Given information
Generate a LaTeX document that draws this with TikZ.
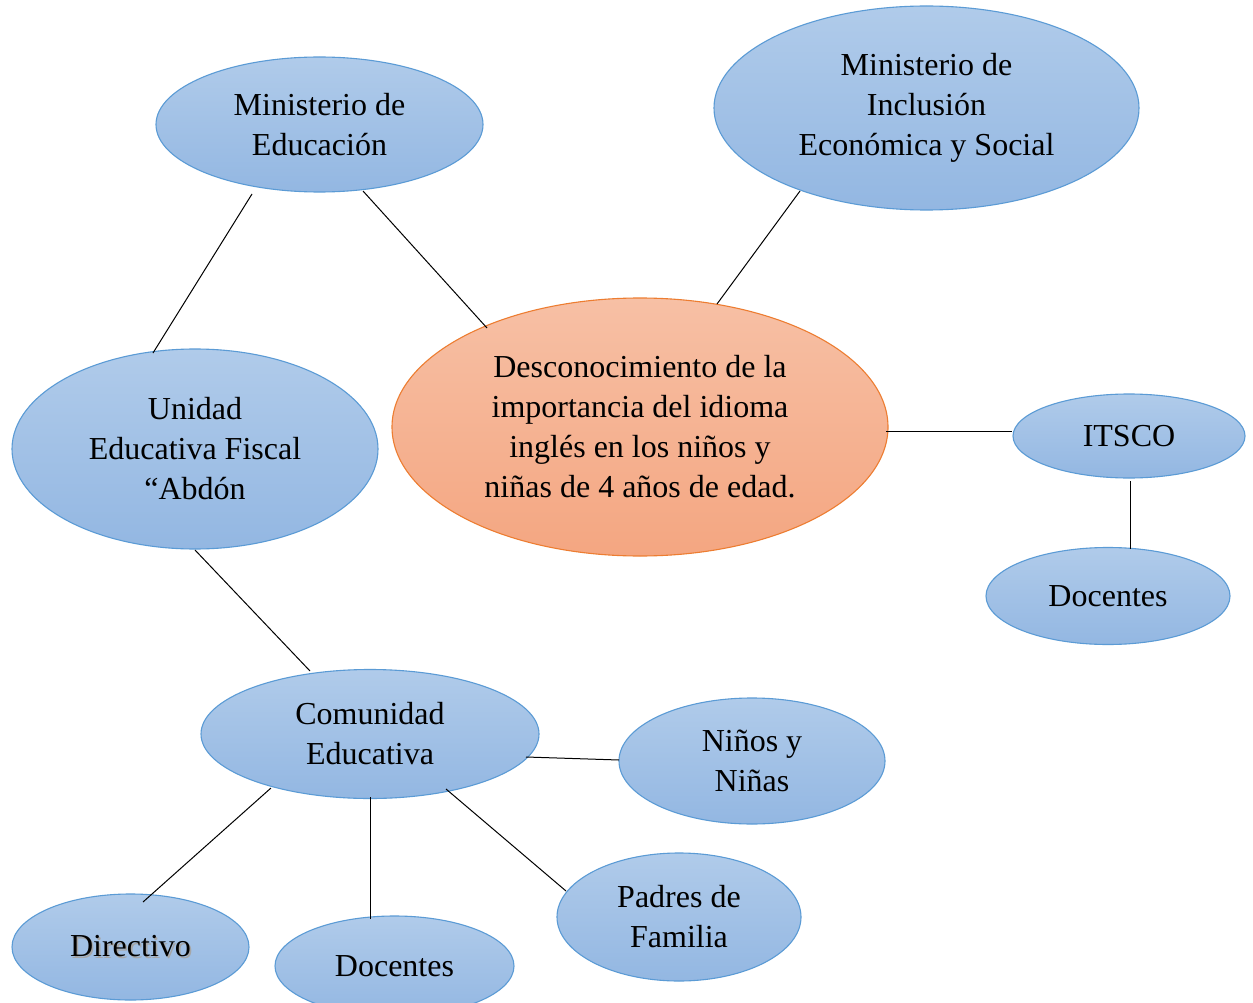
\documentclass[tikz,border=0pt]{standalone}
\usepackage{fontspec}
\setmainfont{Liberation Serif}
\usetikzlibrary{shapes.geometric}
\definecolor{bluetop}{RGB}{176,203,234}
\definecolor{bluebot}{RGB}{147,183,226}
\definecolor{blueedge}{RGB}{91,155,213}
\definecolor{orangetop}{RGB}{247,192,165}
\definecolor{orangebot}{RGB}{244,166,129}
\definecolor{orangeedge}{RGB}{237,125,49}
\newcommand\shadtext[1]{\makebox[0pt][l]{\hspace{1.6pt}\raisebox{-1.6pt}{\textcolor{black!35}{#1}}}#1}
\tikzset{
  bub/.style={ellipse, draw=blueedge, line width=1.1pt, top color=bluetop, bottom color=bluebot,
    inner sep=0pt, align=center, font=\fontsize{32}{40}\selectfont},
  core/.style={ellipse, draw=orangeedge, line width=1.1pt, top color=orangetop, bottom color=orangebot,
    inner sep=0pt, align=center, font=\fontsize{32}{40}\selectfont},
  link/.style={draw=black, line width=1pt}
}
\begin{document}
\begin{tikzpicture}[x=1pt,y=-1pt]
\useasboundingbox (0,0) rectangle (1253,1003);
\fill[white] (0,0) rectangle (1253,1003);

% lines first (behind ellipses)
\coordinate (a1) at (252,194); \coordinate (a2) at (153,353);
\coordinate (b1) at (363,191); \coordinate (b2) at (487,328);
\coordinate (c1) at (800,191); \coordinate (c2) at (717,304);
\coordinate (d1) at (886,431); \coordinate (d2) at (1012,431);
\coordinate (e1) at (1130,481); \coordinate (e2) at (1130,549);
\coordinate (f1) at (195,550); \coordinate (f2) at (310,671);
\coordinate (g1) at (526,757); \coordinate (g2) at (619,760);
\coordinate (h1) at (271,788); \coordinate (h2) at (143,902);
\coordinate (i1) at (370,797); \coordinate (i2) at (370,919);
\coordinate (j1) at (446,789); \coordinate (j2) at (566,891);

\node[bub, minimum width=327pt, minimum height=135pt] (minedu) at (319.5,124.5) {Ministerio de\\Educación};
\node[bub, minimum width=425pt, minimum height=204pt] (mies) at (926.5,108) {Ministerio de\\Inclusión\\Económica y Social};
\node[core, minimum width=496pt, minimum height=258pt] (central) at (640,427) {Desconocimiento de la\\importancia del idioma\\inglés en los niños y\\niñas de 4 años de edad.};
\node[bub, minimum width=366pt, minimum height=200pt] (unidad) at (195,449) {Unidad\\Educativa Fiscal\\“Abdón};
\node[bub, minimum width=232pt, minimum height=84pt] (itsco) at (1129,436) {ITSCO};
\node[bub, minimum width=244pt, minimum height=97pt] (docr) at (1108,596) {Docentes};
\node[bub, minimum width=338pt, minimum height=129pt] (comu) at (370,734) {Comunidad\\Educativa};
\node[bub, minimum width=266pt, minimum height=126pt] (ninos) at (752,761) {Niños y\\Niñas};
\node[bub, minimum width=244pt, minimum height=128pt] (padres) at (679,917) {Padres de\\Familia};
\node[bub, minimum width=237pt, minimum height=106pt] (direc) at (130.5,947) {\shadtext{Directivo}};
\node[bub, minimum width=239pt, minimum height=100pt] (docb) at (394.5,966) {Docentes};

\draw[link] (a1) -- (a2);
\draw[link] (b1) -- (b2);
\draw[link] (c1) -- (c2);
\draw[link] (d1) -- (d2);
\draw[link] (e1) -- (e2);
\draw[link] (f1) -- (f2);
\draw[link] (g1) -- (g2);
\draw[link] (h1) -- (h2);
\draw[link] (i1) -- (i2);
\draw[link] (j1) -- (j2);
\end{tikzpicture}
\end{document}
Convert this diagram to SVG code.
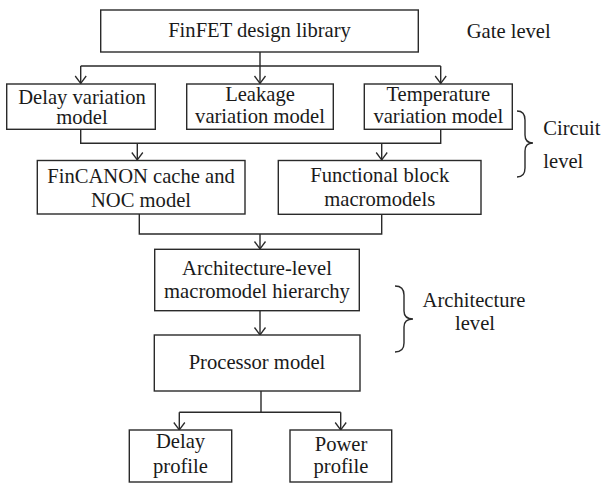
<svg xmlns="http://www.w3.org/2000/svg" width="603" height="483" viewBox="0 0 603 483">
<style>
.box{fill:#fff;stroke:#2a2a2a;stroke-width:1.4}
.ln{fill:none;stroke:#2a2a2a;stroke-width:1.4}
.t{font-family:"Liberation Serif","Times New Roman",serif;font-size:20.6px;fill:#1a1a1a;text-anchor:middle}
.s{text-anchor:start}
</style>
<defs>
<marker id="arr" viewBox="-9 -7 11 14" refX="0" refY="0" markerWidth="11" markerHeight="14" markerUnits="userSpaceOnUse" orient="auto">
<path d="M-7.5,-5.5 L0,0 L-7.5,5.5" fill="none" stroke="#2a2a2a" stroke-width="1.3"/>
</marker>
</defs>
<rect width="603" height="483" fill="#fff"/>
<g id="connectors">
<path class="ln" d="M260,52 V66 M80.7,66 H440.7"/>
<path class="ln" d="M80.7,66 V83.5" marker-end="url(#arr)"/>
<path class="ln" d="M260,66 V83.5" marker-end="url(#arr)"/>
<path class="ln" d="M440.7,66 V83.5" marker-end="url(#arr)"/>
<path class="ln" d="M80.7,129.3 V143.3 H440.7 V129.3"/>
<path class="ln" d="M137.3,143.3 V160" marker-end="url(#arr)"/>
<path class="ln" d="M381.7,143.3 V160" marker-end="url(#arr)"/>
<path class="ln" d="M139.3,214 V234 H381.7 V214"/>
<path class="ln" d="M260,234 V249" marker-end="url(#arr)"/>
<path class="ln" d="M260,310.7 V335" marker-end="url(#arr)"/>
<path class="ln" d="M261,391 V412.3 M179.3,412.3 H340.7"/>
<path class="ln" d="M179.3,412.3 V430" marker-end="url(#arr)"/>
<path class="ln" d="M340.7,412.3 V430" marker-end="url(#arr)"/>
</g>
<g id="n-finfet">
<rect class="box" x="100.7" y="10" width="317.6" height="42"/>
<text class="t" x="259.5" y="37">FinFET design library</text>
</g>
<g id="n-delayvar">
<rect class="box" x="6.7" y="84" width="148.6" height="45.3"/>
<text class="t" x="82" y="104">Delay variation</text>
<text class="t" x="82" y="124">model</text>
</g>
<g id="n-leakage">
<rect class="box" x="186.7" y="84" width="146.6" height="45.3"/>
<text class="t" x="260" y="101">Leakage</text>
<text class="t" x="260" y="123">variation model</text>
</g>
<g id="n-temp">
<rect class="box" x="364.3" y="84" width="148" height="45.3"/>
<text class="t" x="438.3" y="101">Temperature</text>
<text class="t" x="438.3" y="123">variation model</text>
</g>
<g id="n-fincanon">
<rect class="box" x="37.3" y="160.5" width="207.7" height="53.5"/>
<text class="t" x="141" y="183">FinCANON cache and</text>
<text class="t" x="141" y="207">NOC model</text>
</g>
<g id="n-functional">
<rect class="box" x="278.3" y="160.5" width="202.7" height="53.8"/>
<text class="t" x="379.7" y="182">Functional block</text>
<text class="t" x="379.7" y="206">macromodels</text>
</g>
<g id="n-arch">
<rect class="box" x="154.7" y="249.3" width="204.6" height="61.4"/>
<text class="t" x="257" y="275">Architecture-level</text>
<text class="t" x="257" y="298">macromodel hierarchy</text>
</g>
<g id="n-processor">
<rect class="box" x="154.3" y="335" width="205.7" height="56"/>
<text class="t" x="257" y="369">Processor model</text>
</g>
<g id="n-delayprof">
<rect class="box" x="129.3" y="430" width="102.4" height="52"/>
<text class="t" x="180.5" y="448">Delay</text>
<text class="t" x="180.5" y="473">profile</text>
</g>
<g id="n-powerprof">
<rect class="box" x="290" y="430" width="101.7" height="52"/>
<text class="t" x="341" y="451">Power</text>
<text class="t" x="341" y="473">profile</text>
</g>
<g id="labels">
<text class="t s" x="466.7" y="38">Gate level</text>
<path class="ln" d="M517,111 Q525,111 525,120 V135 Q525,143 533,143 Q525,143 525,151 V168 Q525,177 517,177"/>
<text class="t s" x="543.3" y="135">Circuit</text>
<text class="t s" x="543.3" y="168">level</text>
<path class="ln" d="M395,286 Q404,286 404,295 V311 Q404,319 413,319 Q404,319 404,327 V343 Q404,352 395,352"/>
<text class="t" x="474" y="307">Architecture</text>
<text class="t" x="475" y="330">level</text>
</g>
</svg>
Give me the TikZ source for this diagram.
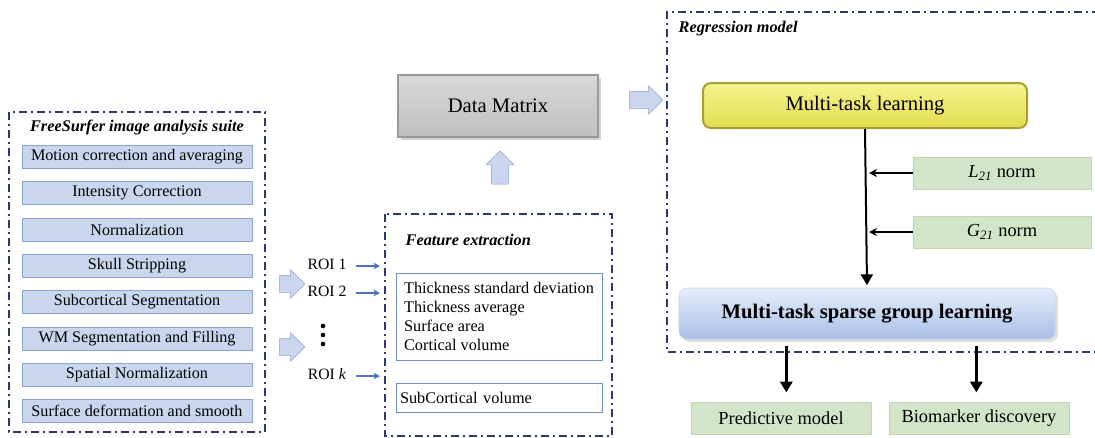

Brief
In the entries above, find each line with the string "diagram" and copy it.

Exercise response
Convert this diagram to SVG code.
Give me the TikZ source for this diagram.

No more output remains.